Here's a nice still of the cast of Stagecoach lining up in full costume for a United Artists publicity shot around the time of the film's release. Claire Trevor, John Wayne and Andy Devine on the left look relaxed enough but some of their co-stars seem oddly reluctant to break character.
Stagecoach is of course most famous for finally making Wayne a star despite the fact that it was actually his 83rd screen outing, the actor having toiled away and honed his craft in bit-parts and B-movies since 1926. However, what is perhaps most interesting to modern audiences about this microcosmic fable, in which allegorical types battle Injuns and the "foul disease of social prejudice" during a perilous journey from Tonto, Arizona, to Lordsburg, New Mexico, is not so much its class-bound themes (though the Lady's League of Law and Order is memorably horrible). Rather, it is the all-too topical pronouncements of Berton Churchill's pompous and ultimately corrupt, hypocritical and cowardly banker, Henry Gatehouse. This crooked embezzler, only taking the Overland Stage in the first place in order to flee town with a $50,000 stash of stolen savings, insists that "What's good for the banks is good for the country!" and later foams forth a rant that is worth repeating in full:
"I don't know what the government is coming to. Instead of protecting businessmen, it pokes its nose into business! Why, they're even talking now about having bank examiners. As if we bankers don't know how to run our own banks! Why, at home I have a letter from a popinjay official saying they were going to inspect my books. I have a slogan that should be emblazoned on every newspaper in this country: America for the Americans! The government must not interfere with business! Reduce taxes! Our national debt is something shocking. Over one billion dollars a year! What this country needs is a businessman for president!"

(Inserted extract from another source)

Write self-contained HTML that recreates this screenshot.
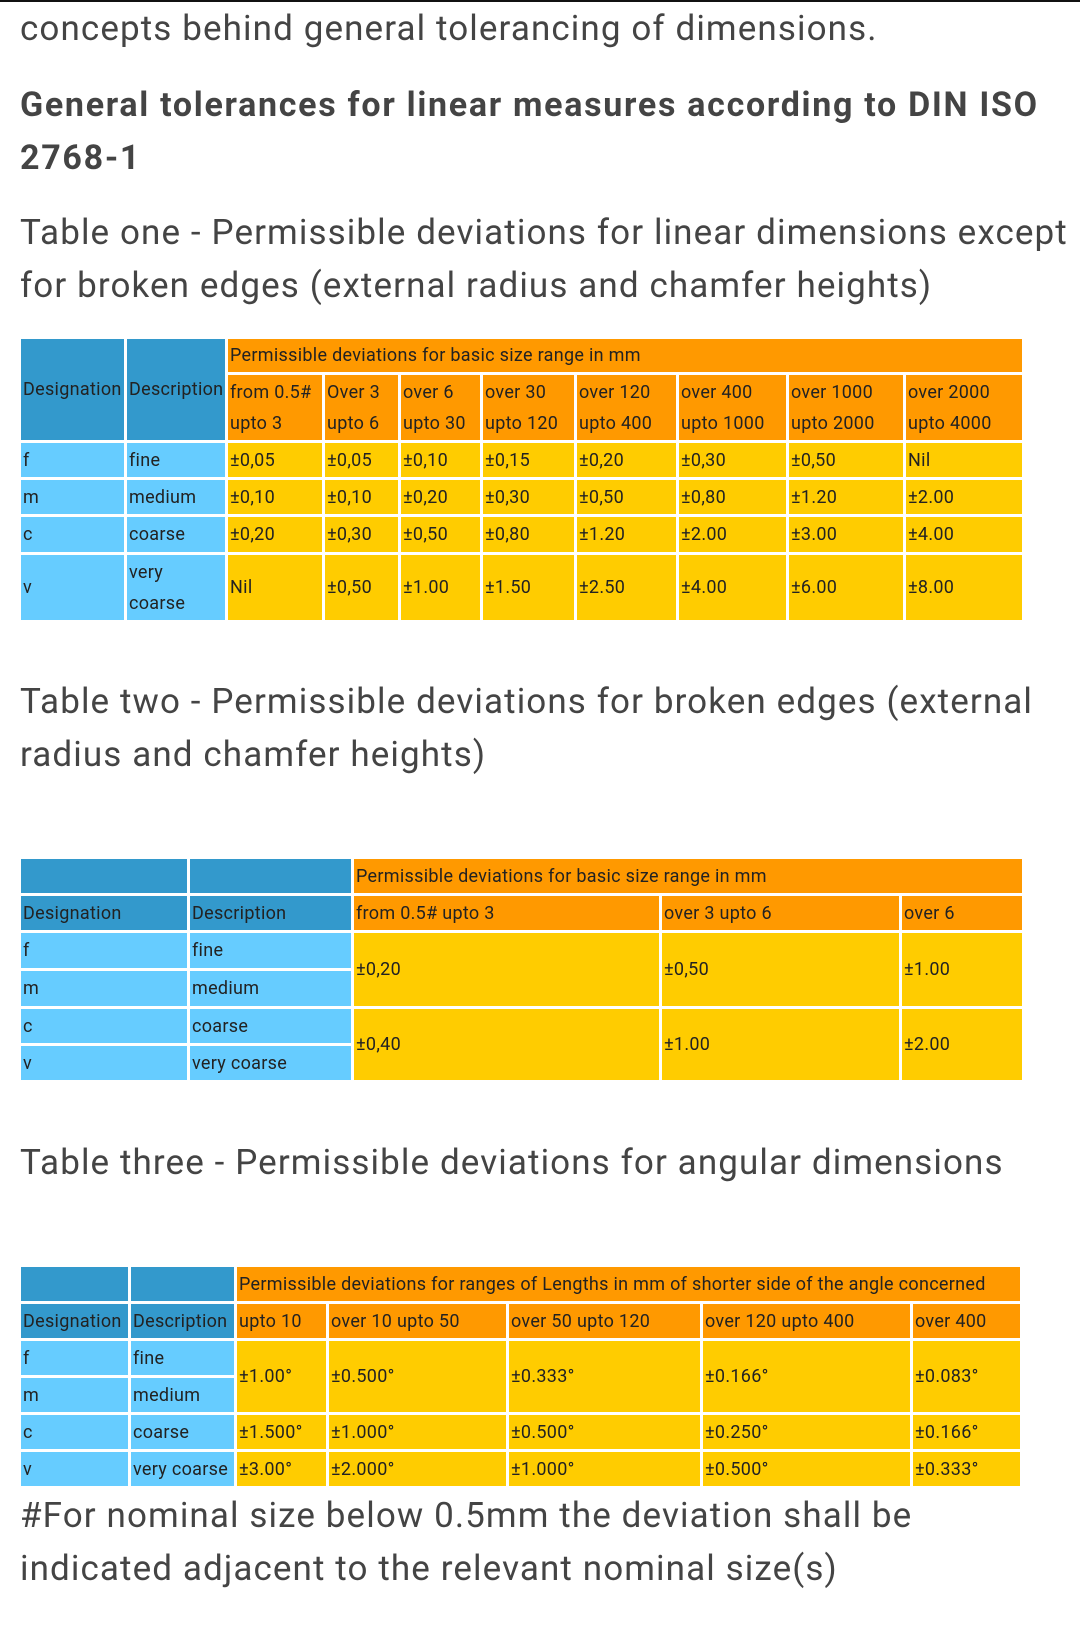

One can't help feeling that there are as many Gatehouse's alive and well in America today as there were in 1880 or in the Depression-haunted thirties when this speech was written. This sort of detail makes Stagecoach feels like an oddly left-wing film for John Ford to have made: news of the Republican Convention even gets dropped entirely from the Lordsburg newspaper's front page in favour of a splash on the Ringo Kid's Main Street stand-off with Luke Plummer.

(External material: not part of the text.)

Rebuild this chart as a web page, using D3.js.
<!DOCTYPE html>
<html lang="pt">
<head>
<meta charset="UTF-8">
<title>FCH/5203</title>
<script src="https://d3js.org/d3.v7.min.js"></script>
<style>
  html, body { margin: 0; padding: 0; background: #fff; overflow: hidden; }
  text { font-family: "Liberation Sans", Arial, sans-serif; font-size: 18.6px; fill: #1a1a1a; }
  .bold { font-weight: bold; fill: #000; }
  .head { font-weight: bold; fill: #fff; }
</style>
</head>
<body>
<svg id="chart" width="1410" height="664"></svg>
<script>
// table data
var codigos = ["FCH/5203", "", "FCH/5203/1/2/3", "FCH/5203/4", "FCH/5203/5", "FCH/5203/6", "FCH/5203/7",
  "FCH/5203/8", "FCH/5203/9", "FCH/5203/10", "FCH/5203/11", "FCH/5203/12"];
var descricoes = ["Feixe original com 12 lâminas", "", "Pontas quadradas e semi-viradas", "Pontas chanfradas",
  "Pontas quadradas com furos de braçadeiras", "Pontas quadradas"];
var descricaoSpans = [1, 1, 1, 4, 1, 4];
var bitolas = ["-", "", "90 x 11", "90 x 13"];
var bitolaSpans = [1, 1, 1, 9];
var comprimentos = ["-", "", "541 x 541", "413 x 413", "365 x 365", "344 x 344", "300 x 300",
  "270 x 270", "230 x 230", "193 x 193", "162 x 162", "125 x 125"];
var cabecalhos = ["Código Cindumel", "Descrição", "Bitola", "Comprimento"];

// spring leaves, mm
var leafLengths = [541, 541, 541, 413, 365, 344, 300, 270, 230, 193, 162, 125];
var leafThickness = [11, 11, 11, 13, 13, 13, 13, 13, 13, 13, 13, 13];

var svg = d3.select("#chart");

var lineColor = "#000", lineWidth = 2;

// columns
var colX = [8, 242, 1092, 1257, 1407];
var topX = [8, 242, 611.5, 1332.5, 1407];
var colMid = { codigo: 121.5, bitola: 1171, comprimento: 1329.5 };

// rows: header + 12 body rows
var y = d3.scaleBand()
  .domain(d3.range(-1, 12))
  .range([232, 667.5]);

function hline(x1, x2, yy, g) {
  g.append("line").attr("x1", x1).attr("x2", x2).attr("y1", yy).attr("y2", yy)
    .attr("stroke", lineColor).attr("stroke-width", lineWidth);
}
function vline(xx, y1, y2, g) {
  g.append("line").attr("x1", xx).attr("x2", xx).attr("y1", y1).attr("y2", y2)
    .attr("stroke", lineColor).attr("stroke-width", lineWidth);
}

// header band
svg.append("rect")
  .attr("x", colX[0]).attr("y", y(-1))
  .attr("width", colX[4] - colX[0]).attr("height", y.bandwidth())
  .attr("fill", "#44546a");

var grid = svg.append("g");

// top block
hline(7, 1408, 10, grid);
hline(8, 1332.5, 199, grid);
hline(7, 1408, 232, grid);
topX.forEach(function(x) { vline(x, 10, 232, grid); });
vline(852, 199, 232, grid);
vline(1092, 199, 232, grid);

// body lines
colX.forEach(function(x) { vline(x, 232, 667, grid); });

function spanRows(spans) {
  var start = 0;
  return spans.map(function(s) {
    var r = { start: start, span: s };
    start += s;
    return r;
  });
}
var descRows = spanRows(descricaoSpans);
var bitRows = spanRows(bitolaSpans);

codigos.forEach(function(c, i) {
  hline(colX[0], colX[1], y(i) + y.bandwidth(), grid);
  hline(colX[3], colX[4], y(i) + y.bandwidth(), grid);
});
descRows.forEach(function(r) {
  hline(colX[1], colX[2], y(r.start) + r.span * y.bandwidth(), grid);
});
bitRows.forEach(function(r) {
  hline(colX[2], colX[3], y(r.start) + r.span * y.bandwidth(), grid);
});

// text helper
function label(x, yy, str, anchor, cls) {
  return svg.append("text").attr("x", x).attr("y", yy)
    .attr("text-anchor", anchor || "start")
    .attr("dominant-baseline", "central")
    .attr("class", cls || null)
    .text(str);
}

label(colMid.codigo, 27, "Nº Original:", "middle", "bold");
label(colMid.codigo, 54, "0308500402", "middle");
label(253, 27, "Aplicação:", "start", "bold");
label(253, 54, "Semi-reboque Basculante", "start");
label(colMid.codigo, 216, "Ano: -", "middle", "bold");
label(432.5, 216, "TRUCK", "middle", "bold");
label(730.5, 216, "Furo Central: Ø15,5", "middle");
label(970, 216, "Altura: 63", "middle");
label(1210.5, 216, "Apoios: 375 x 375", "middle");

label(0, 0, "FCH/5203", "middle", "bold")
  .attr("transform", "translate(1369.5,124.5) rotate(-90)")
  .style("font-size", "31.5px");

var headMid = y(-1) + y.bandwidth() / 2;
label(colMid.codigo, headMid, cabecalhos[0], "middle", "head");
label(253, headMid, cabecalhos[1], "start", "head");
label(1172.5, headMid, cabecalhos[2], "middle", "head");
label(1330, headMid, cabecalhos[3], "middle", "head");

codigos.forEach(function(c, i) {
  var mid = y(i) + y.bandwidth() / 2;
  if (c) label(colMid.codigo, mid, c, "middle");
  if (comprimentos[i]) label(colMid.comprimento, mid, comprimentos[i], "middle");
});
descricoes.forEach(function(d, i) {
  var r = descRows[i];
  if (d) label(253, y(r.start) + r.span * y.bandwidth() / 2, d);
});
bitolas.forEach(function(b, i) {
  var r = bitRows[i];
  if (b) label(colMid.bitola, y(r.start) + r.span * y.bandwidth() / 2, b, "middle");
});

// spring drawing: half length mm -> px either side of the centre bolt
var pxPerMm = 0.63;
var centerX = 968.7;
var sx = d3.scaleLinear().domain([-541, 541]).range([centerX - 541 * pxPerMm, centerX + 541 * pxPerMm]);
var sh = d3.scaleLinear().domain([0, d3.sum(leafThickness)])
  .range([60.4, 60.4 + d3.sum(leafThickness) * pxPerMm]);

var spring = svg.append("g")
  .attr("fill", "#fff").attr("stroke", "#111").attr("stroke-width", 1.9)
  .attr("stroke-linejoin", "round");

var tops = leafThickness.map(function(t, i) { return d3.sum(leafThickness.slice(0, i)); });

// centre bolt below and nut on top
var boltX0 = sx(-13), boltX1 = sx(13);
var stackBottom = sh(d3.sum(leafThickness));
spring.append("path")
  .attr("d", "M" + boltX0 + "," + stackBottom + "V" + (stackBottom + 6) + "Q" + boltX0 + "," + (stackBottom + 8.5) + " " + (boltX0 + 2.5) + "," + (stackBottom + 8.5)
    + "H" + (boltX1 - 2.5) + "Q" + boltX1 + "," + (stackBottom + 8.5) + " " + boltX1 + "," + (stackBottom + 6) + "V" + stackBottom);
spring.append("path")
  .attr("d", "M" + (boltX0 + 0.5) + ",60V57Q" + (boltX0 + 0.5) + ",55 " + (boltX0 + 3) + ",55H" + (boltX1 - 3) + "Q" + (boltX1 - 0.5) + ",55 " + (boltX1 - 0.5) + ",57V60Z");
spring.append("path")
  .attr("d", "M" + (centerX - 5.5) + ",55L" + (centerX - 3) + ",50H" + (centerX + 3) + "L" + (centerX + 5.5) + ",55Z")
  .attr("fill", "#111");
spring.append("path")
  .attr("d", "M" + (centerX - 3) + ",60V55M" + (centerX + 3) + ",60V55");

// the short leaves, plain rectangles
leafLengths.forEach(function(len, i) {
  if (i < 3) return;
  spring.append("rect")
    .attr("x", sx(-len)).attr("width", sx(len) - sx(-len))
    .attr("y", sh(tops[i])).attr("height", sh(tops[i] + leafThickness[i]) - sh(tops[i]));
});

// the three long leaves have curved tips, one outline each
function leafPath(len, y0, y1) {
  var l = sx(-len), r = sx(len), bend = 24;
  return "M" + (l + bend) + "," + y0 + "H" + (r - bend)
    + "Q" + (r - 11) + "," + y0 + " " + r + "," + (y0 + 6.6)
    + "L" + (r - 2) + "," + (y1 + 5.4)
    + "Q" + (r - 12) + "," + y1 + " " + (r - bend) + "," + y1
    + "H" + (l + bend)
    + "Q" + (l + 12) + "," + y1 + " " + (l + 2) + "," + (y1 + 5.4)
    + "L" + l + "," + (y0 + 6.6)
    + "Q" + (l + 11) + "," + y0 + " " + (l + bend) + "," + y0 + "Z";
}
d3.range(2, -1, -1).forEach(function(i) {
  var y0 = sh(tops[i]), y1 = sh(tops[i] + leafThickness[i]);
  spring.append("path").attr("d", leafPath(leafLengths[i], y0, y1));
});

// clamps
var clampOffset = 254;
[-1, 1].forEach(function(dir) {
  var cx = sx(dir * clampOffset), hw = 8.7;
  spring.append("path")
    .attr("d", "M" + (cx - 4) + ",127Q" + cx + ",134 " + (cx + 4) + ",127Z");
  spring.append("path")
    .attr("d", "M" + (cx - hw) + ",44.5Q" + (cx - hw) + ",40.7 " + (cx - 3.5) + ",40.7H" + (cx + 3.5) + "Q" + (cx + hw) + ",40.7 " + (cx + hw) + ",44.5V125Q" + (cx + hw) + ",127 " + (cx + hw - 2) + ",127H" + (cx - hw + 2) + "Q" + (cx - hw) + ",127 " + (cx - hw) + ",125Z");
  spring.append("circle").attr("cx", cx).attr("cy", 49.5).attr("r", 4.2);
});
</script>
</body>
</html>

Scripted by Dudley Nichols and Ben Hecht from a 1937 Collier's story by Ernest Haycox, Stagecoach is packed with brilliant character performances throughout from the likes of genre stalwarts Wayne, Thomas Mitchell and Devine but special mention should really go to several others. Trevor is tremendously moving as Dallas, the film's tart-with-a-heart and the object of Ringo's affections, John Carradine does well in expanding upon an otherwise one-dimensional goateed Southern gambler part and Donald Meek is on hysterical form as the quivering whisky salesman Samuel Peacock/Hancock. Meek's double act with the perpetually sozzled Mitchell as philosopher and sometime medic Doc Josiah Boone is a joy, especially when the latter is tucking his friend carefully into his seat in order to silence objection as he sets about draining the man's entire sample case. Meek is also funny donning a deerstalker hat in terror as soon as the possibility of Apache scalpings is mentioned. The stunts are astonishingly impressive too and all the better for being real rather than CGI concoctions, most notably the river crossing and climactic chase across the plains under attack from Geronimo's braves.
As for the Winchester-wielding Wayne, well, as soon as Ford's camera zooms in on his youthful face you know you're looking at a legend in the making.